WASHINGTON — The U.S. Supreme Court should not review Army 1st Lt. Michael Behenna's conviction of unpremeditated murder in a combat zone because the Edmond soldier used excessive force in a conflict he created, the U.S. Justice Department said in a brief filed Monday with the high court.

Responding to Behenna's arguments that a ruling by the top military appeals court had deprived him — and other soldiers — of the right to defend themselves in unconventional wartime situations, the Justice Department said the appeals court had not made a broad ruling on self-defense, but had instead looked at all of the circumstances in Behenna's case and tailored its decision to the facts.

“In light of the totality of circumstances, the court correctly held that (Behenna) forfeited his right to self-defense when he became the aggressor against his prisoner,” the Justice Department's solicitor general's office said in its brief. “No broader rule was issued.”

Behenna, in 2008, killed an Iraqi man named Ali Mansur, who was identified in Army intelligence reports as part of a terrorist cell operating in the area where Behenna's platoon was attacked by a roadside bomb. Behenna took Mansur to a deserted area, forced him to strip naked and then questioned him at gunpoint. Behenna testified at his 2009 trial that he shot Mansur twice after the Iraqi threw a piece of concrete at him and lunged for his gun.

Behenna was originally charged with premeditated murder, but was convicted of unpremeditated murder in a combat zone. He has served four years of a 15-year sentence at Fort Leavenworth, Kan.

Behenna's attorneys will now have the chance to respond to the Justice Department's brief before the Supreme Court decides whether to review the case; the high court grants review of only a small percentage of the petitions filed each year.

The Court of Appeals for the Armed Forces, the highest military appeals court, narrowly upheld Behenna's conviction last year, ruling that Behenna had effectively given up his right to self-defense because he was the initial aggressor pointing a gun at an unarmed man.

“Even assuming for a moment that Mansur could have escalated the level of force, we conclude that a naked and unarmed individual in the desert does not escalate the level of force when he throws a piece of concrete at an initial aggressor in full battle attire, armed with a loaded pistol, and lunges for the pistol,” the Court of Appeals for the Armed Forces said in its 3-2 ruling.

Behenna's petition seeking Supreme Court review — filed in January — argued that the appeals court's decision was wrong and “dangerous” to the service members who often must point their weapons while patrolling in war zones.

Behenna's legal team — composed of constitutional law professors and experts in military law — say the appeals court decision deprived soldiers of the same right of self-defense afforded to police officers.
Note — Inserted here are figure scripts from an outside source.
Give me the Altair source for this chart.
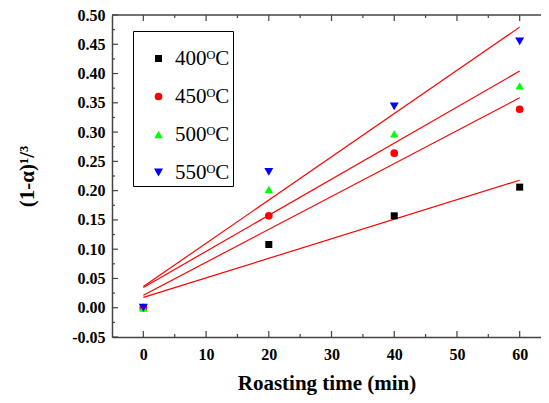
import altair as alt
import pandas as pd

times = [0, 20, 40, 60]
series = ["400ᴼC", "450ᴼC", "500ᴼC", "550ᴼC"]
y400 = [0.0, 0.108, 0.157, 0.206]
y450 = [0.0, 0.157, 0.264, 0.339]
y500 = [0.0, 0.202, 0.297, 0.379]
y550 = [0.0, 0.232, 0.344, 0.455]
colors = ["#000000", "#ff0000", "#00ff00", "#0000ff"]
shapes = ["square", "circle", "triangle-up", "triangle-down"]
sizes = [49, 81, 90, 90]

x_major = [0, 10, 20, 30, 40, 50, 60]
x_minor = [5, 15, 25, 35, 45, 55]
y_major = [-0.05, 0.0, 0.05, 0.10, 0.15, 0.20, 0.25, 0.30, 0.35, 0.40, 0.45, 0.50]
y_minor = [-0.025, 0.025, 0.075, 0.125, 0.175, 0.225, 0.275, 0.325, 0.375, 0.425, 0.475]

rows = []
for s, ys in zip(series, [y400, y450, y500, y550]):
    for t, v in zip(times, ys):
        rows.append({"series": s, "t": t, "y": v})
df = pd.DataFrame(rows)

W, H = 429, 322
FONT = "Liberation Serif, Times New Roman, serif"
AX = "#444444"

xscale = alt.Scale(domain=[-5, 63.4], nice=False, zero=False)
yscale = alt.Scale(domain=[-0.05, 0.50], nice=False, zero=False)

common = dict(labelOverlap=False, ticks=False, grid=False, domainColor=AX, domainWidth=1.5,
              labelFont=FONT, labelFontWeight="bold", labelFontSize=16, labelColor="#000",
              titleFont=FONT, titleFontWeight="bold", titleFontSize=21, titleColor="#000")

xaxis = alt.Axis(title="Roasting time (min)", values=x_major, format="d",
                 labelPadding=9, titlePadding=10, **common)
yaxis = alt.Axis(title="(1-α)¹/³", values=y_major,
                 labelExpr="replace(format(datum.value, '.2f'), '\u2212', '-')",
                 labelPadding=7, titlePadding=34, **common)

base = alt.Chart(df)

fits = base.transform_regression("t", "y", groupby=["series"], extent=[0, 60]).mark_line(
    color="#ff0000", strokeWidth=1.2, clip=True
).encode(
    x=alt.X("t:Q", scale=xscale, axis=xaxis),
    y=alt.Y("y:Q", scale=yscale, axis=yaxis),
    detail="series:N",
)

legend = alt.Legend(title=" ", titleFontSize=10, titlePadding=4, orient="none",
                    legendX=21, legendY=16, strokeColor="#000", padding=3,
                    labelFont=FONT, labelFontSize=21, labelColor="#000",
                    rowPadding=16, symbolOffset=12, labelOffset=6,
                    symbolStrokeWidth=0)

points = base.mark_point(filled=True, opacity=1, strokeWidth=0).encode(
    x=alt.X("t:Q", scale=xscale, axis=xaxis),
    y=alt.Y("y:Q", scale=yscale, axis=yaxis),
    color=alt.Color("series:N", scale=alt.Scale(domain=series, range=colors), legend=legend),
    shape=alt.Shape("series:N", scale=alt.Scale(domain=series, range=shapes), legend=legend),
    size=alt.Size("series:N", scale=alt.Scale(domain=series, range=sizes), legend=legend),
)

xmaj = alt.Chart(pd.DataFrame({"v": x_major}))
xmin = alt.Chart(pd.DataFrame({"v": x_minor}))
ymaj = alt.Chart(pd.DataFrame({"v": y_major}))
ymin = alt.Chart(pd.DataFrame({"v": y_minor}))

def xt(c, y0, y1):
    return c.mark_rule(color=AX, strokeWidth=1.2).encode(
        x=alt.X("v:Q", scale=xscale, axis=xaxis), y=alt.value(y0), y2=alt.value(y1))

def yt(c, x0, x1):
    return c.mark_rule(color=AX, strokeWidth=1.2).encode(
        y=alt.Y("v:Q", scale=yscale, axis=yaxis), x=alt.value(x0), x2=alt.value(x1))

top_line = alt.Chart(pd.DataFrame({"v": [0.50]})).mark_rule(color=AX, strokeWidth=1.5).encode(
    y=alt.Y("v:Q", scale=yscale, axis=yaxis), x=alt.value(0), x2=alt.value(W))

ticks = [
    xt(xmaj, H, H - 6), xt(xmin, H, H - 3),
    xt(xmaj, 0, 6), xt(xmin, 0, 3),
    yt(ymaj, 0, 6), yt(ymin, 0, 3),
]

chart = alt.layer(fits, *ticks, top_line, points).properties(
    width=W, height=H,
    background="white",
    autosize=alt.AutoSizeParams(type="none"),
    padding={"left": 104, "top": 7, "right": 0, "bottom": 58},
).configure_view(stroke=None).configure_axis(**common)

chart.save("out.html", embed_options={"renderer": "svg", "actions": False})
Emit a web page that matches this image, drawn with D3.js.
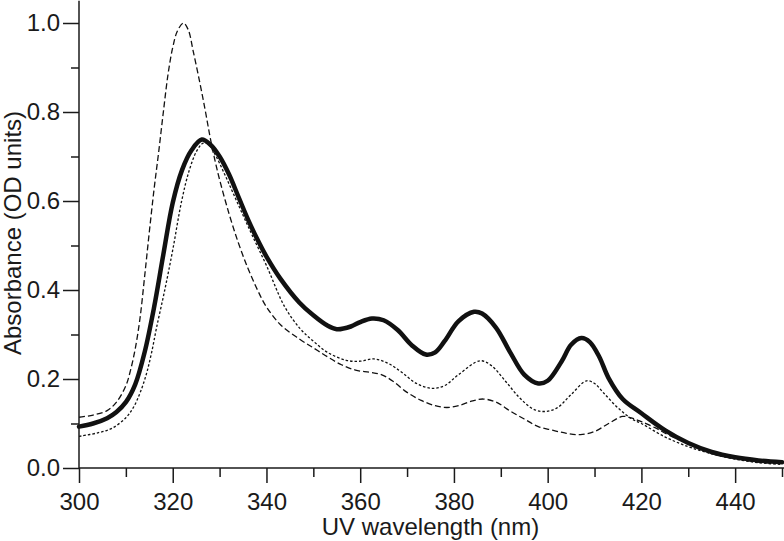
<!DOCTYPE html>
<html>
<head>
<meta charset="utf-8">
<script src="https://cdn.jsdelivr.net/npm/d3@7"></script>
<style>
  html, body { margin: 0; padding: 0; background: #fff; }
  svg { display: block; }
  text { font-family: "Liberation Sans", Arial, sans-serif; }
</style>
</head>
<body>
<svg id="chart" width="784" height="541"></svg>
<script>
// ---- data (wavelength nm, absorbance OD) ----
const solidWl = [300,303,306,308,310,312,314,316,318,320,322,324,326.2,328,330,332,334,336,338,340,343,347,350,353,355,358,360,362.5,365,368,371,374,376,378,381,384.3,386,389,392,395,398,400,403,405,407.2,409,411,413,416,420,425,430,435,440,445,450];
const solidAbs = [0.093,0.100,0.112,0.126,0.148,0.188,0.260,0.360,0.480,0.596,0.670,0.714,0.738,0.727,0.700,0.660,0.610,0.560,0.515,0.475,0.425,0.372,0.343,0.320,0.312,0.318,0.328,0.336,0.332,0.310,0.276,0.255,0.260,0.285,0.330,0.351,0.347,0.315,0.260,0.210,0.190,0.196,0.240,0.277,0.292,0.283,0.250,0.202,0.155,0.123,0.085,0.056,0.036,0.024,0.017,0.013];

const dashWl = [300,303,306,308,310,311,312,313,314,315,316,317,318,319,320,321,322.3,323.3,324.4,325.8,327,328,329,330,332,334,336,338,340,343,347,350,353,356,359,362,364.5,367,370,373,376,378.5,381,384,386.3,389,392,395,398,401,404,407,410,413,416,418,420,423,426,430,435,440,445,450];
const dashAbs = [0.114,0.119,0.129,0.148,0.185,0.220,0.268,0.335,0.430,0.530,0.625,0.710,0.800,0.885,0.945,0.982,1.000,0.985,0.935,0.865,0.800,0.742,0.692,0.648,0.572,0.506,0.450,0.402,0.362,0.322,0.290,0.270,0.250,0.232,0.220,0.215,0.210,0.195,0.170,0.152,0.140,0.136,0.140,0.151,0.155,0.148,0.128,0.110,0.093,0.085,0.078,0.075,0.082,0.100,0.116,0.112,0.104,0.090,0.073,0.055,0.035,0.022,0.013,0.010];

const dotWl = [300,304,307,310,311.6,313,314.4,315.5,316.6,318.3,320,321.9,323.5,325.1,326.5,327.5,329,331,333,335,337,340,343.9,347.2,350,353,357,360,363,366,369,372,375.3,378,381,385.6,388,391,394,397,399.5,402,405,408.3,410,412,415,418,420,425,430,435,440,445,450];
const dotAbs = [0.071,0.079,0.089,0.113,0.136,0.168,0.212,0.260,0.318,0.400,0.490,0.600,0.668,0.712,0.730,0.728,0.705,0.662,0.615,0.568,0.522,0.455,0.362,0.313,0.285,0.260,0.242,0.240,0.245,0.235,0.214,0.190,0.179,0.185,0.210,0.241,0.230,0.195,0.158,0.132,0.127,0.135,0.165,0.196,0.190,0.168,0.135,0.110,0.100,0.070,0.048,0.032,0.020,0.012,0.008];

const xMajorTicks = [300,320,340,360,380,400,420,440];
const xMinorTicks = [310,330,350,370,390,410,430,450];
const yMajorTicks = [0.0,0.2,0.4,0.6,0.8,1.0];
const yMinorTicks = [0.1,0.3,0.5,0.7,0.9];
const xTitle = "UV wavelength (nm)";
const yTitle = "Absorbance (OD units)";

// ---- layout ----
const svg = d3.select("#chart");
const x = d3.scaleLinear().domain([300, 450]).range([79, 782]);
const y = d3.scaleLinear().domain([0, 1.05]).range([468, 0.75]);
const axisColor = "#1a1a1a";

// curves
const line = d3.line().x(d => x(d[0])).y(d => y(d[1])).curve(d3.curveCatmullRom.alpha(0.5));
const zip = (a, b) => a.map((v, i) => [v, b[i]]);

svg.append("path").datum(zip(dashWl, dashAbs))
  .attr("d", line).attr("fill", "none").attr("stroke", "#111")
  .attr("stroke-width", 1.3).attr("stroke-dasharray", "6,3");
svg.append("path").datum(zip(dotWl, dotAbs))
  .attr("d", line).attr("fill", "none").attr("stroke", "#111")
  .attr("stroke-width", 1.3).attr("stroke-dasharray", "2.5,2");
svg.append("path").datum(zip(solidWl, solidAbs))
  .attr("d", line).attr("fill", "none").attr("stroke", "#111")
  .attr("stroke-width", 4.5).attr("stroke-linejoin", "round").attr("stroke-linecap", "round");

// axes
function styleAxis(g) {
  g.select(".domain").remove();
  g.selectAll("line").attr("stroke", axisColor).attr("stroke-width", 1.5);
  g.selectAll("text").attr("fill", axisColor).style("font-size", "24px")
    .style("font-family", '"Liberation Sans", Arial, sans-serif');
}

const gx = svg.append("g").attr("transform", "translate(0,468)");
gx.call(d3.axisBottom(x).tickValues(xMajorTicks).tickSize(15).tickPadding(10).tickFormat(d3.format("d")));
styleAxis(gx);
const gxm = svg.append("g").attr("transform", "translate(0,468)");
gxm.call(d3.axisBottom(x).tickValues(xMinorTicks).tickSize(9).tickFormat(""));
styleAxis(gxm);

const gy = svg.append("g").attr("transform", "translate(79,0)");
gy.call(d3.axisLeft(y).tickValues(yMajorTicks).tickSize(16).tickPadding(3).tickFormat(d3.format(".1f")));
styleAxis(gy);
const gym = svg.append("g").attr("transform", "translate(79,0)");
gym.call(d3.axisLeft(y).tickValues(yMinorTicks).tickSize(8).tickFormat(""));
styleAxis(gym);

// axis lines
svg.append("line").attr("x1", 79).attr("x2", 79).attr("y1", y(1.05)).attr("y2", 468)
  .attr("stroke", axisColor).attr("stroke-width", 1.5);
svg.append("line").attr("x1", 79).attr("x2", 784).attr("y1", 468).attr("y2", 468)
  .attr("stroke", axisColor).attr("stroke-width", 1.5);

// titles
svg.append("text").attr("x", (x(300) + x(450)) / 2).attr("y", 535)
  .attr("text-anchor", "middle").attr("fill", axisColor).style("font-size", "24px")
  .text(xTitle);
svg.append("text").attr("transform", "translate(21,233) rotate(-90)")
  .attr("text-anchor", "middle").attr("fill", axisColor).style("font-size", "24px")
  .text(yTitle);
</script>
</body>
</html>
“Because the … categorical ruling would apply regardless of whether a service member is an inch or a mile beyond authorization, it will put an ever-growing number of service members in physical and legal jeopardy as our armed forces confront increasingly unconventional scenarios involving undefined battle lines and deadly threats from disguised enemies,” Behenna's petition says.

A group of 37 retired generals and admirals filed a brief with the high court urging review of Behenna's petition, as did the National Association of Criminal Defense Lawyers.

But the Justice Department, which represents the administration before the U.S. Supreme Court, said in its response filed Monday that Behenna and the retired generals were seriously over-reading the appeals court decision.

The appeals court decision would not leave soldiers with less leeway than domestic police officers to defend themselves, the department's brief says. The court examined the Behenna case in much the same way as courts do in cases claiming excessive force by police officers and determined whether the force was reasonable under the circumstances, it says.

In Behenna's case, the Edmond soldier disobeyed an order to take Mansur home, then threatened to kill him if he did not provide information, “then took the arrestee to an isolated area in the middle of a field, then stripped the arrestee of all of his clothes, then interrogated the arrestee, then responded to the arrestee's protestations of ignorance by pointing a loaded weapon at his head, and then told the arrestee that he would die if he did not provide the requested information,” the Justice Department's brief says.

“That is what (Behenna) did. Far from reasonable, (Behenna's) use of force was excessive ... (Behenna) was the aggressor and his use of a weapon, viewed in context of all of the surrounding circumstances, deprived him of the right to claim self-defense in the conflict he created.”